Definition
A category of in-flight emergency in which a part of the engine installation — such as the engine itself, the propeller, the induction system, the exhaust system, the fuel system, the ignition system, or engine instruments — stops working correctly or fails outright. Recognition and response are covered in pilot training because the appropriate action depends on which component has failed and how it is behaving.
Plain English
Something in the engine or its supporting systems has broken or stopped working properly during flight. The pilot has to identify what failed and follow the correct procedure for that specific problem.
Context Anchor
Seen in maintenance write-ups, accident or incident discussions, and troubleshooting when the problem is traced to the engine or its related equipment.
Derivation
Powerplant combines power with plant. Here, plant does not mean a factory; it means machinery or equipment. In aviation, the powerplant is the machinery that provides the aircraft’s power.
Why Pilots Care
These failures can cause sudden loss of thrust, forcing an immediate decision to troubleshoot, declare an emergency, or execute a forced landing.
Intuition Check
Do not assume this means the entire engine has stopped.
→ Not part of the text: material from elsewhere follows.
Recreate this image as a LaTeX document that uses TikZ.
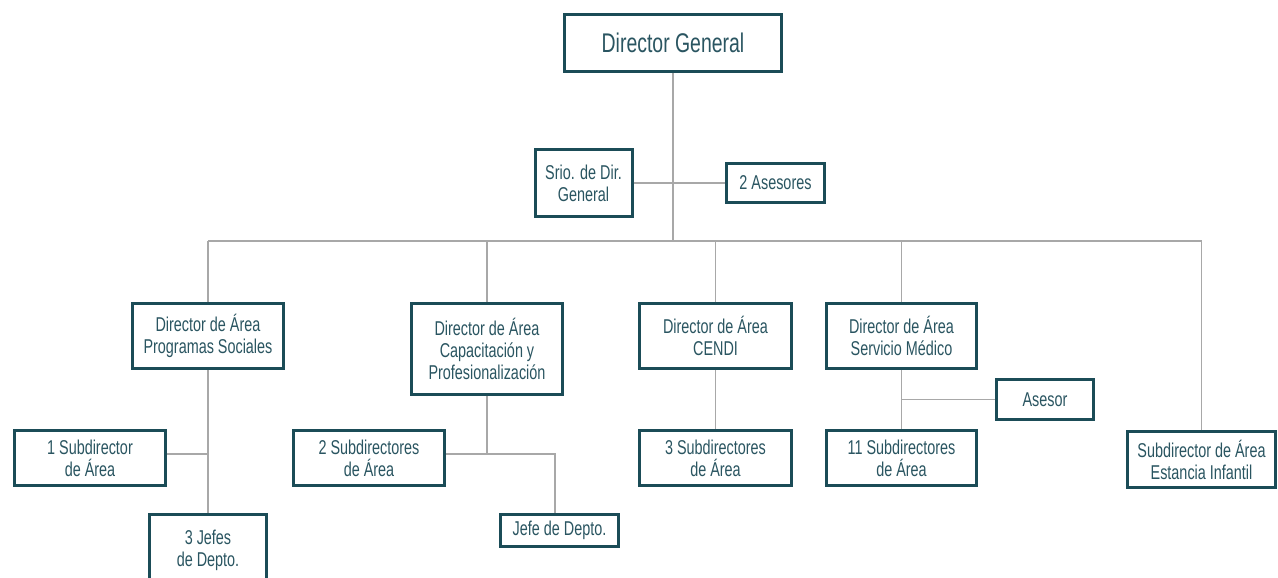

It can also mean one part of the powerplant system has failed or is not working normally.
Example Sentence 1
The training syllabus included a section on system component failure of the powerplant, covering everything from a rough-running magneto to a loss of oil pressure.
Example Sentence 2
During the post-flight debrief the instructor reviewed how a system component failure of the powerplant could have been caught on the preflight inspection.